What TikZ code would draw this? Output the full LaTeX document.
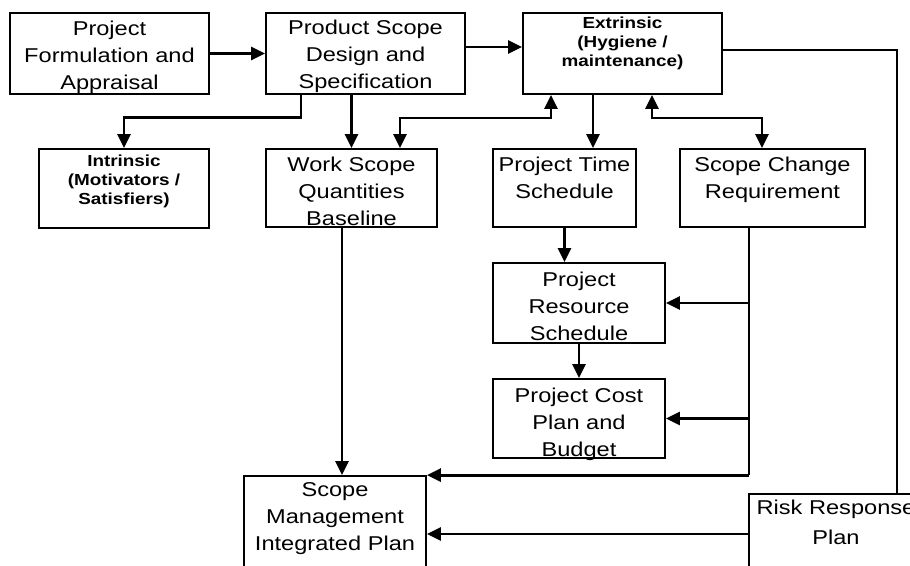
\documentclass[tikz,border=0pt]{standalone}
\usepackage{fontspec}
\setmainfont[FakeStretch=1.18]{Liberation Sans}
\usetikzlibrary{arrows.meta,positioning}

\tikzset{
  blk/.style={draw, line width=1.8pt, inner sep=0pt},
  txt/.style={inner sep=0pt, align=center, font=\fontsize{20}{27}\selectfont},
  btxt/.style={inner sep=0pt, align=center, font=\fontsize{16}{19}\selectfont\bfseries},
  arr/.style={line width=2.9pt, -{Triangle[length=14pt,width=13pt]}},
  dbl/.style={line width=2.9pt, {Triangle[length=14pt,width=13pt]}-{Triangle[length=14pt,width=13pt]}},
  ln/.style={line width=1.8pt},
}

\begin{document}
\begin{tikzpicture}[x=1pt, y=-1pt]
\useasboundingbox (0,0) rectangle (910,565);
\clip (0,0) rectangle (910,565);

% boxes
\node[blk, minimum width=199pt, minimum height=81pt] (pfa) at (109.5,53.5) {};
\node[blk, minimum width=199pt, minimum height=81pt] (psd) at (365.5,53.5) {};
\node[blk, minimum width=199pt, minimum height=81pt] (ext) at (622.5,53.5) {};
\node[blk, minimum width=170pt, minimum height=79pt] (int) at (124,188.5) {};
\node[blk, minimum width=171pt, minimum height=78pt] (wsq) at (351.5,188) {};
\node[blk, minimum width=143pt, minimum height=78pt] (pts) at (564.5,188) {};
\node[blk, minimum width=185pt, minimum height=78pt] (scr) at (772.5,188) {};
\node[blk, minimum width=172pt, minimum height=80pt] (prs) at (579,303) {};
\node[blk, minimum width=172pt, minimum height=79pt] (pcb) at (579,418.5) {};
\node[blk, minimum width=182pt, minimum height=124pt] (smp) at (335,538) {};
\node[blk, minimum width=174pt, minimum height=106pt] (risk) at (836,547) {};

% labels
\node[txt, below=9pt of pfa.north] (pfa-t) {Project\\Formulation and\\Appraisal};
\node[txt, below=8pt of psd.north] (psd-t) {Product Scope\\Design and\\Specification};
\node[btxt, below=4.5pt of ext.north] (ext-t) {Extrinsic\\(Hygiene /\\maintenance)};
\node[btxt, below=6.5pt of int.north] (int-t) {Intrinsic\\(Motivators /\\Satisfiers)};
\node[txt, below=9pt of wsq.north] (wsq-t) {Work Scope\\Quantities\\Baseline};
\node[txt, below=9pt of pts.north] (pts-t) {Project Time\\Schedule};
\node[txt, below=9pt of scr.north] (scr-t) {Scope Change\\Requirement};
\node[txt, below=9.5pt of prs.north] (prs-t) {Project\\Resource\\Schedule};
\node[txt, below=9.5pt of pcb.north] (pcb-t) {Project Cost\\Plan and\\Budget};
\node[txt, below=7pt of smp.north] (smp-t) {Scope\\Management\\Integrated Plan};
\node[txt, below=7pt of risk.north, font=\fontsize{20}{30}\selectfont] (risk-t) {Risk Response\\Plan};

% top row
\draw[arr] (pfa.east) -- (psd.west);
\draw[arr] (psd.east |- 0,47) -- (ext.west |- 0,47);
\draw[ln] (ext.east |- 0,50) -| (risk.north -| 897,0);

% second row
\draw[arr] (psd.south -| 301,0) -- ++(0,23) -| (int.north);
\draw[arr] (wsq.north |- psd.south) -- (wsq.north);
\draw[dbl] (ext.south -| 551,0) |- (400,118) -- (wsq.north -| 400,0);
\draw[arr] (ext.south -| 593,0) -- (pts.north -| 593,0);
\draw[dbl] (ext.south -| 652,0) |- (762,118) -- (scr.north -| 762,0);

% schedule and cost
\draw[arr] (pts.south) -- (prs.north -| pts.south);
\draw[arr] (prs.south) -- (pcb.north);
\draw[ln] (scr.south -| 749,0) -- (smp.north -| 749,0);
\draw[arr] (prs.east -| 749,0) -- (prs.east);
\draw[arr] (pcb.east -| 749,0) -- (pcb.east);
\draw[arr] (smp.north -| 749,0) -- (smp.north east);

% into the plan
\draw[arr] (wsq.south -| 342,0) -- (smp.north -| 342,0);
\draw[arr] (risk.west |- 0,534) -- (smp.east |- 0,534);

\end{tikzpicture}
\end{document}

-.-.-

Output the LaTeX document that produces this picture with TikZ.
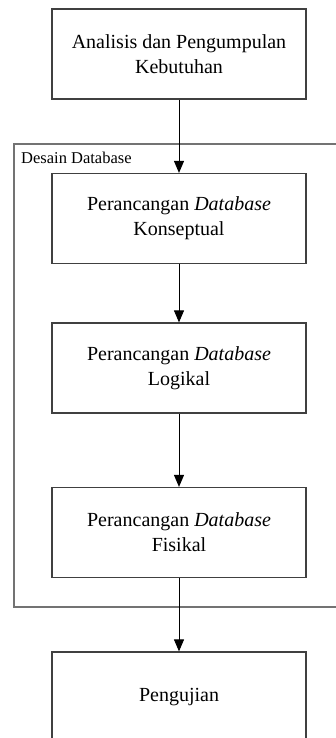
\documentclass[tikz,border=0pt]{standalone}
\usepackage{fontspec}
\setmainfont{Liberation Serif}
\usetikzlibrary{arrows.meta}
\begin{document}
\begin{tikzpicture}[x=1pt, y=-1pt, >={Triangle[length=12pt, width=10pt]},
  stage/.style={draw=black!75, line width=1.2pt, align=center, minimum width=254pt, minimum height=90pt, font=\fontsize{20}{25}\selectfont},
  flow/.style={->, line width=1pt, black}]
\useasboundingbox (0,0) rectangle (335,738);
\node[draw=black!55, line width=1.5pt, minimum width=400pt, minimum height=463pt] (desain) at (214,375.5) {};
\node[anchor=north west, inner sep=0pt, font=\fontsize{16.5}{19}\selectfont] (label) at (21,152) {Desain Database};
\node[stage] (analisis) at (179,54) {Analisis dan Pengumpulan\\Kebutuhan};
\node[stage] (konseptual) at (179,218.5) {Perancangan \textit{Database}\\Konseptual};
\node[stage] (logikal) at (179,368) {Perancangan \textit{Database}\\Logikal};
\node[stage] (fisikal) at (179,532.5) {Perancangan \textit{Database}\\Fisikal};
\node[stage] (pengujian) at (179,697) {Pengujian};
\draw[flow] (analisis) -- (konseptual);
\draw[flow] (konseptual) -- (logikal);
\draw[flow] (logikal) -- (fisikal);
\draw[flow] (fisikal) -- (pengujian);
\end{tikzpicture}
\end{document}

-.-.-

● **STATED EXERCISE**: Make an exact copy of the lines from the one containing "What TikZ code" to the one containing "minimum width=174pt, minimum", keeping both and leaving out every picture.

● **WRITTEN SOLUTION**:
What TikZ code would draw this? Output the full LaTeX document.
\documentclass[tikz,border=0pt]{standalone}
\usepackage{fontspec}
\setmainfont[FakeStretch=1.18]{Liberation Sans}
\usetikzlibrary{arrows.meta,positioning}

\tikzset{
  blk/.style={draw, line width=1.8pt, inner sep=0pt},
  txt/.style={inner sep=0pt, align=center, font=\fontsize{20}{27}\selectfont},
  btxt/.style={inner sep=0pt, align=center, font=\fontsize{16}{19}\selectfont\bfseries},
  arr/.style={line width=2.9pt, -{Triangle[length=14pt,width=13pt]}},
  dbl/.style={line width=2.9pt, {Triangle[length=14pt,width=13pt]}-{Triangle[length=14pt,width=13pt]}},
  ln/.style={line width=1.8pt},
}

\begin{document}
\begin{tikzpicture}[x=1pt, y=-1pt]
\useasboundingbox (0,0) rectangle (910,565);
\clip (0,0) rectangle (910,565);

% boxes
\node[blk, minimum width=199pt, minimum height=81pt] (pfa) at (109.5,53.5) {};
\node[blk, minimum width=199pt, minimum height=81pt] (psd) at (365.5,53.5) {};
\node[blk, minimum width=199pt, minimum height=81pt] (ext) at (622.5,53.5) {};
\node[blk, minimum width=170pt, minimum height=79pt] (int) at (124,188.5) {};
\node[blk, minimum width=171pt, minimum height=78pt] (wsq) at (351.5,188) {};
\node[blk, minimum width=143pt, minimum height=78pt] (pts) at (564.5,188) {};
\node[blk, minimum width=185pt, minimum height=78pt] (scr) at (772.5,188) {};
\node[blk, minimum width=172pt, minimum height=80pt] (prs) at (579,303) {};
\node[blk, minimum width=172pt, minimum height=79pt] (pcb) at (579,418.5) {};
\node[blk, minimum width=182pt, minimum height=124pt] (smp) at (335,538) {};
\node[blk, minimum width=174pt, minimum height=106pt] (risk) at (836,547) {};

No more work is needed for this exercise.